SINGAPORE (Nov 9): Courts Asia has reported a net profit of $1.5 million for 2Q FY17/18, down 74.7% from its net profit of $5.98 million a year ago on lower profit margins in Singapore.
Revenue for the quarter fell 1.4% to $176.5 million compared to a year ago from lower revenue contributions from Malaysia, which decreased 19.7% in Singapore currency terms due to the lower sales of goods and earned service charge income.
The lower contribution from Malaysia was partially offset by higher revenue from Singapore and Indonesia, which grew due to higher sales of goods and contributions from newly-opened stores, respectively.
Gross profit margin, however, decreased to 34.2% in Q2 FY17/18 to from 35.9% in Q2 FY16/17.
This was mainly due to lower merchandise margin across all product categories in Singapore due to ongoing renovation sale promotions in its Singapore flagship store, COURTS Megastore; a drop in credit sales in Singapore and Malaysia; as well as an increase in impairment costs.
Overall, the group remains optimistic on the longer-term outlook while investing in the growth engines of its business, as it seeks out opportunities to deliver greater shareholder value.

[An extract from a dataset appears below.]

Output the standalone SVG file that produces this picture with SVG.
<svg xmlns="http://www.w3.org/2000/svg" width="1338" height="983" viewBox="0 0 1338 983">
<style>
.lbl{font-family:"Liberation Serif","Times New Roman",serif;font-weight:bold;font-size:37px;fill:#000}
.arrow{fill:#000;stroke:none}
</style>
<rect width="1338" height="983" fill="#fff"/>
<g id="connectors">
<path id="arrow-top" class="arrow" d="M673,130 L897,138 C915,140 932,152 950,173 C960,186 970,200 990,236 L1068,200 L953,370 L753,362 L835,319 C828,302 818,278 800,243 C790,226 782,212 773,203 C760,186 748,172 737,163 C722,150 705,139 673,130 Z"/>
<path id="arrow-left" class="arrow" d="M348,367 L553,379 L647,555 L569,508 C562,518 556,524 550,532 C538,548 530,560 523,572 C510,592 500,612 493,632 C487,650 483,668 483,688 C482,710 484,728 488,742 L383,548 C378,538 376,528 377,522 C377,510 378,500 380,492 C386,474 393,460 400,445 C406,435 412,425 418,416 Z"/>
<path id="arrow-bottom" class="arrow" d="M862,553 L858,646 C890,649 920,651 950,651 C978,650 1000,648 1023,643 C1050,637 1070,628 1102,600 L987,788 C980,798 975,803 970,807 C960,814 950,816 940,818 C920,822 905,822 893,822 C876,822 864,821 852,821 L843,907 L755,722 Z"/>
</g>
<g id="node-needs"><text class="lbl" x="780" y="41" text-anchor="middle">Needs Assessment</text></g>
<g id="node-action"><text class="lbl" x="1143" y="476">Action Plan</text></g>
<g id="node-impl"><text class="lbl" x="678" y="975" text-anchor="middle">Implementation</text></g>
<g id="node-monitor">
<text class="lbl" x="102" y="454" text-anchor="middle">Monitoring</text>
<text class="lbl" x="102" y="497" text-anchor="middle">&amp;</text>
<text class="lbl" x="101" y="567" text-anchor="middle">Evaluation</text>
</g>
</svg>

“The retail landscape has been challenging and uncertain across our operating markets. Whilst topline performance held steady, our bottomline took a short-term impact from lower margins this quarter mainly due to ongoing renovation sale promotions at our Megastore and a dip in credit sales,” says executive director and group CEO, Terence Donald O’Connor.
“We have undertaken a cost-efficiency exercise to reduce the operating costs which included right-sizing the workforce to the business. Moving forward, it is imperative that we continue to keep a sharp focus on increasing productivity and controlling costs,” he adds.
Shares in Courts Asia closed 1 cent lower at 38 cents on Thursday.